Do not copy the pictures; transcribe all other material exactly.

Start

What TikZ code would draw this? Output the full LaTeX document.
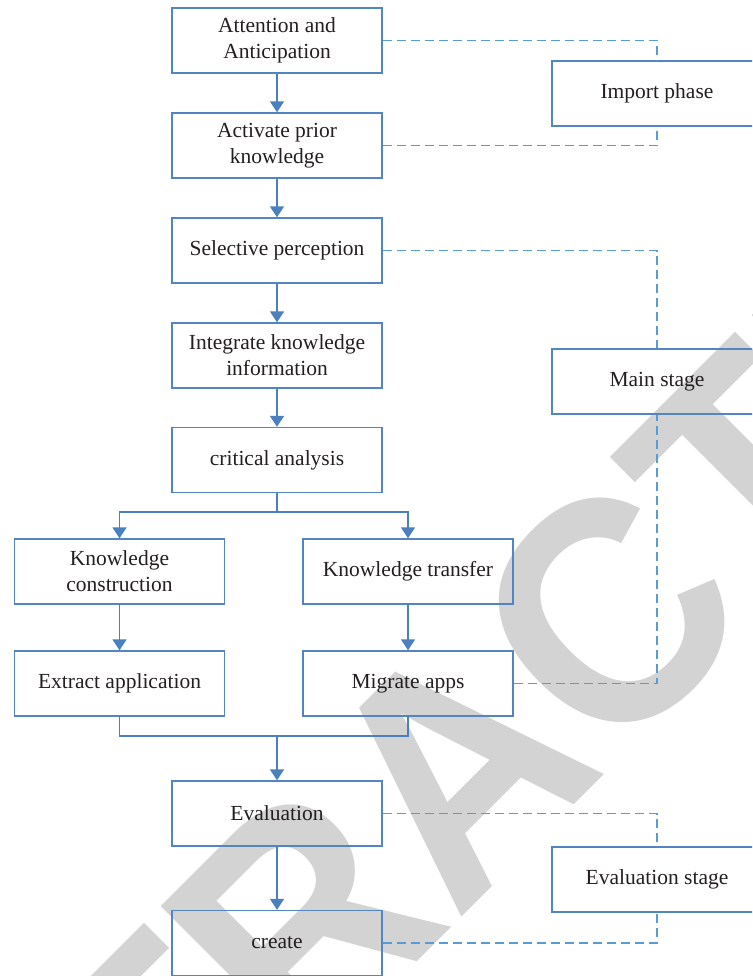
\documentclass[tikz,border=0pt]{standalone}
\usepackage{fontspec}
\setmainfont{Liberation Serif}
\newfontfamily\wmfont{Liberation Sans}
\usetikzlibrary{arrows.meta}

\definecolor{boxblue}{HTML}{5286C2}
\definecolor{arrowblue}{HTML}{4A80BE}
\definecolor{dashblue}{HTML}{5B9BD5}
\definecolor{inkdark}{HTML}{231F20}
\definecolor{wmgrey}{HTML}{D3D3D3}

\tikzset{
  stagebox/.style={draw=boxblue, line width=1.4pt, minimum width=210pt,
    minimum height=65pt, inner sep=2pt, align=center, text=inkdark,
    font=\fontsize{21.5}{26}\selectfont},
  flowline/.style={draw=arrowblue, line width=1.6pt},
  flowarrow/.style={flowline, -{Triangle[width=14pt,length=11pt]}},
  phaselink/.style={draw=dashblue, line width=1.4pt, dash pattern=on 9pt off 5pt}
}

\begin{document}
\begin{tikzpicture}[x=1pt, y=-1pt]
\useasboundingbox (0,0) rectangle (752,976);
\clip (0,0) rectangle (752,976);

% background stamp
\node[anchor=base west, rotate=45, xscale=0.94, inner sep=0pt, text=wmgrey,
  font=\wmfont\bfseries\fontsize{320}{320}\selectfont] (stamp) at (-123,1502) {RETRACTED};

% main sequence
\node[stagebox] (att)  at (277,40.5)  {Attention and\\Anticipation};
\node[stagebox] (act)  at (277,145.5) {Activate prior\\knowledge};
\node[stagebox] (sel)  at (277,250.5) {Selective perception};
\node[stagebox] (int)  at (277,355.5) {Integrate knowledge\\information};
\node[stagebox] (crit) at (277,460)   {critical analysis};
\node[stagebox] (kc)   at (119.5,571.5) {Knowledge\\construction};
\node[stagebox] (kt)   at (408,571.5)   {Knowledge transfer};
\node[stagebox] (ea)   at (119.5,683.5) {Extract application};
\node[stagebox] (ma)   at (408,683.5)   {Migrate apps};
\node[stagebox] (ev)   at (277,813.5) {Evaluation};
\node[stagebox] (cr)   at (277,943)   {create};

% phases
\node[stagebox] (imp)  at (657,93.5)  {Import phase};
\node[stagebox] (main) at (657,381.5) {Main stage};
\node[stagebox] (evs)  at (657,879.5) {Evaluation stage};

% flow
\draw[flowarrow] (att) -- (act);
\draw[flowarrow] (act) -- (sel);
\draw[flowarrow] (sel) -- (int);
\draw[flowarrow] (int) -- (crit);
\coordinate (split) at (277,512);
\draw[flowline] (crit.south) -- (split);
\draw[flowarrow] (split) -| (kc.north);
\draw[flowarrow] (split) -| (kt.north);
\draw[flowarrow] (kc) -- (ea);
\draw[flowarrow] (kt) -- (ma);
\coordinate (merge) at (277,736);
\draw[flowline] (ea.south) |- (merge);
\draw[flowline] (ma.south) |- (merge);
\draw[flowarrow] (merge) -- (ev.north);
\draw[flowarrow] (ev) -- (cr);

% phase brackets
\draw[phaselink] (att.east) -| (imp.north);
\draw[phaselink] (act.east) -| (imp.south);
\draw[phaselink] (sel.east) -| (main.north);
\draw[phaselink] (ma.east) -| (main.south);
\draw[phaselink] (ev.east) -| (evs.north);
\draw[phaselink] (cr.east) -| (evs.south);
\end{tikzpicture}
\end{document}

End

= Final result =
What TikZ code would draw this? Output the full LaTeX document.
\documentclass[tikz,border=0pt]{standalone}
\usepackage{fontspec}
\setmainfont{Liberation Serif}
\newfontfamily\wmfont{Liberation Sans}
\usetikzlibrary{arrows.meta}

\definecolor{boxblue}{HTML}{5286C2}
\definecolor{arrowblue}{HTML}{4A80BE}
\definecolor{dashblue}{HTML}{5B9BD5}
\definecolor{inkdark}{HTML}{231F20}
\definecolor{wmgrey}{HTML}{D3D3D3}

\tikzset{
  stagebox/.style={draw=boxblue, line width=1.4pt, minimum width=210pt,
    minimum height=65pt, inner sep=2pt, align=center, text=inkdark,
    font=\fontsize{21.5}{26}\selectfont},
  flowline/.style={draw=arrowblue, line width=1.6pt},
  flowarrow/.style={flowline, -{Triangle[width=14pt,length=11pt]}},
  phaselink/.style={draw=dashblue, line width=1.4pt, dash pattern=on 9pt off 5pt}
}

\begin{document}
\begin{tikzpicture}[x=1pt, y=-1pt]
\useasboundingbox (0,0) rectangle (752,976);
\clip (0,0) rectangle (752,976);

% background stamp
\node[anchor=base west, rotate=45, xscale=0.94, inner sep=0pt, text=wmgrey,
  font=\wmfont\bfseries\fontsize{320}{320}\selectfont] (stamp) at (-123,1502) {RETRACTED};

% main sequence
\node[stagebox] (att)  at (277,40.5)  {Attention and\\Anticipation};
\node[stagebox] (act)  at (277,145.5) {Activate prior\\knowledge};
\node[stagebox] (sel)  at (277,250.5) {Selective perception};
\node[stagebox] (int)  at (277,355.5) {Integrate knowledge\\information};
\node[stagebox] (crit) at (277,460)   {critical analysis};
\node[stagebox] (kc)   at (119.5,571.5) {Knowledge\\construction};
\node[stagebox] (kt)   at (408,571.5)   {Knowledge transfer};
\node[stagebox] (ea)   at (119.5,683.5) {Extract application};
\node[stagebox] (ma)   at (408,683.5)   {Migrate apps};
\node[stagebox] (ev)   at (277,813.5) {Evaluation};
\node[stagebox] (cr)   at (277,943)   {create};

% phases
\node[stagebox] (imp)  at (657,93.5)  {Import phase};
\node[stagebox] (main) at (657,381.5) {Main stage};
\node[stagebox] (evs)  at (657,879.5) {Evaluation stage};

% flow
\draw[flowarrow] (att) -- (act);
\draw[flowarrow] (act) -- (sel);
\draw[flowarrow] (sel) -- (int);
\draw[flowarrow] (int) -- (crit);
\coordinate (split) at (277,512);
\draw[flowline] (crit.south) -- (split);
\draw[flowarrow] (split) -| (kc.north);
\draw[flowarrow] (split) -| (kt.north);
\draw[flowarrow] (kc) -- (ea);
\draw[flowarrow] (kt) -- (ma);
\coordinate (merge) at (277,736);
\draw[flowline] (ea.south) |- (merge);
\draw[flowline] (ma.south) |- (merge);
\draw[flowarrow] (merge) -- (ev.north);
\draw[flowarrow] (ev) -- (cr);

% phase brackets
\draw[phaselink] (att.east) -| (imp.north);
\draw[phaselink] (act.east) -| (imp.south);
\draw[phaselink] (sel.east) -| (main.north);
\draw[phaselink] (ma.east) -| (main.south);
\draw[phaselink] (ev.east) -| (evs.north);
\draw[phaselink] (cr.east) -| (evs.south);
\end{tikzpicture}
\end{document}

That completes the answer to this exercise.